• _Brief_:
Extract everything from the first line through the line with "(0,0) rectangle (734,597);", both ends included, except for any pictures.

** start of Dataset excerpt **

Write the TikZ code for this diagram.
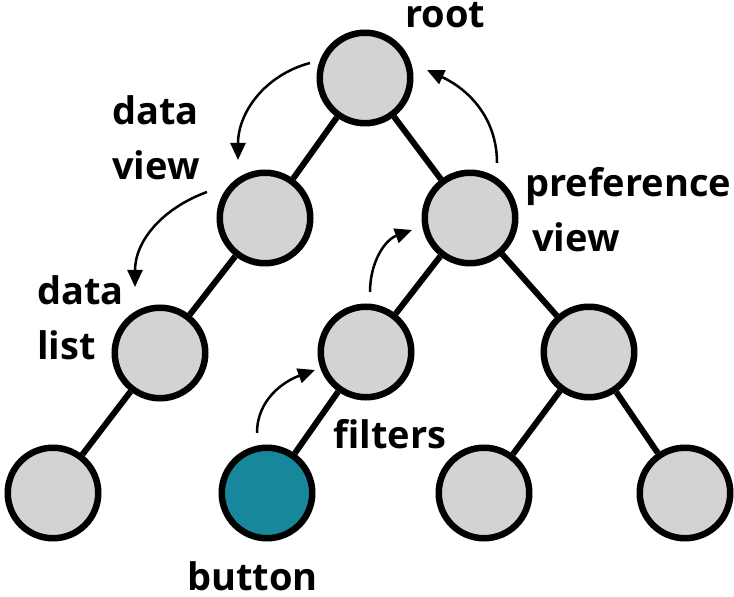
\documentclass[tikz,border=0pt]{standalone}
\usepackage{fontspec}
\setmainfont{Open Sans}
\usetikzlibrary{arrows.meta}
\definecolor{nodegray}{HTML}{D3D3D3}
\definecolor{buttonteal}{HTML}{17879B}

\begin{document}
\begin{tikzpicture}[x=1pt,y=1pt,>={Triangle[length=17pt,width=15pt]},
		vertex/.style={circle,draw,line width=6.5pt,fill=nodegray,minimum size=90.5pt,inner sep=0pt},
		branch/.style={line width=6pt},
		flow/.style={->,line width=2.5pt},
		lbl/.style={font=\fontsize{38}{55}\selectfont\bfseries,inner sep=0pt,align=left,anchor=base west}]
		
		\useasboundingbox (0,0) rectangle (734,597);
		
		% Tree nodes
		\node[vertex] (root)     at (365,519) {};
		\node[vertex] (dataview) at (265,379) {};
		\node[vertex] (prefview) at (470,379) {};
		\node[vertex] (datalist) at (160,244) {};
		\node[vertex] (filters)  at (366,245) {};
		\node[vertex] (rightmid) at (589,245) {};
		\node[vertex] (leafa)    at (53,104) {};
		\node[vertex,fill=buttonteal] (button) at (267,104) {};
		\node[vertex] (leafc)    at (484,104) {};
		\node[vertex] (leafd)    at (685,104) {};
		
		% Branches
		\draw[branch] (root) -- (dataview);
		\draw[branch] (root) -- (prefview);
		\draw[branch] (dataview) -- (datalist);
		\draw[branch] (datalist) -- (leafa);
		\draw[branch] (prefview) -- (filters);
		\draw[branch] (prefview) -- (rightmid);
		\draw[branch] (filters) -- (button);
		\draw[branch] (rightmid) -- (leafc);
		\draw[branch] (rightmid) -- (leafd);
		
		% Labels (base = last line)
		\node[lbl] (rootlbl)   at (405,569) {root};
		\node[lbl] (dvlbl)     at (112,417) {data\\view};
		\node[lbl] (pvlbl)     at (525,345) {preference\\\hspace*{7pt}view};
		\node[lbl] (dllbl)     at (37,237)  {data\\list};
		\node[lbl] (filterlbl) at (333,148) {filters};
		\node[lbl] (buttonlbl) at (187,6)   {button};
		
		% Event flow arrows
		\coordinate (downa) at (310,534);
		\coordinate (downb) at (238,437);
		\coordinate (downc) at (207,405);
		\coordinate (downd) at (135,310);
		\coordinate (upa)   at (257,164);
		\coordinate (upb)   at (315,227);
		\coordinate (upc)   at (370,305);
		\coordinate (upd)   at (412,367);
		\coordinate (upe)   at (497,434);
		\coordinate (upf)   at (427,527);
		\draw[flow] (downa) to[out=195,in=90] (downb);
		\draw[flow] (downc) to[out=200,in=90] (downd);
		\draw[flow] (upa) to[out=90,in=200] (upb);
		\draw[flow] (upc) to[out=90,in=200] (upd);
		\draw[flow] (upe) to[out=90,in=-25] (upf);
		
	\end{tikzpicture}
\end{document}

** end of Dataset excerpt **

• _Exercise response_:
Write the TikZ code for this diagram.
\documentclass[tikz,border=0pt]{standalone}
\usepackage{fontspec}
\setmainfont{Open Sans}
\usetikzlibrary{arrows.meta}
\definecolor{nodegray}{HTML}{D3D3D3}
\definecolor{buttonteal}{HTML}{17879B}

\begin{document}
\begin{tikzpicture}[x=1pt,y=1pt,>={Triangle[length=17pt,width=15pt]},
		vertex/.style={circle,draw,line width=6.5pt,fill=nodegray,minimum size=90.5pt,inner sep=0pt},
		branch/.style={line width=6pt},
		flow/.style={->,line width=2.5pt},
		lbl/.style={font=\fontsize{38}{55}\selectfont\bfseries,inner sep=0pt,align=left,anchor=base west}]
		
		\useasboundingbox (0,0) rectangle (734,597);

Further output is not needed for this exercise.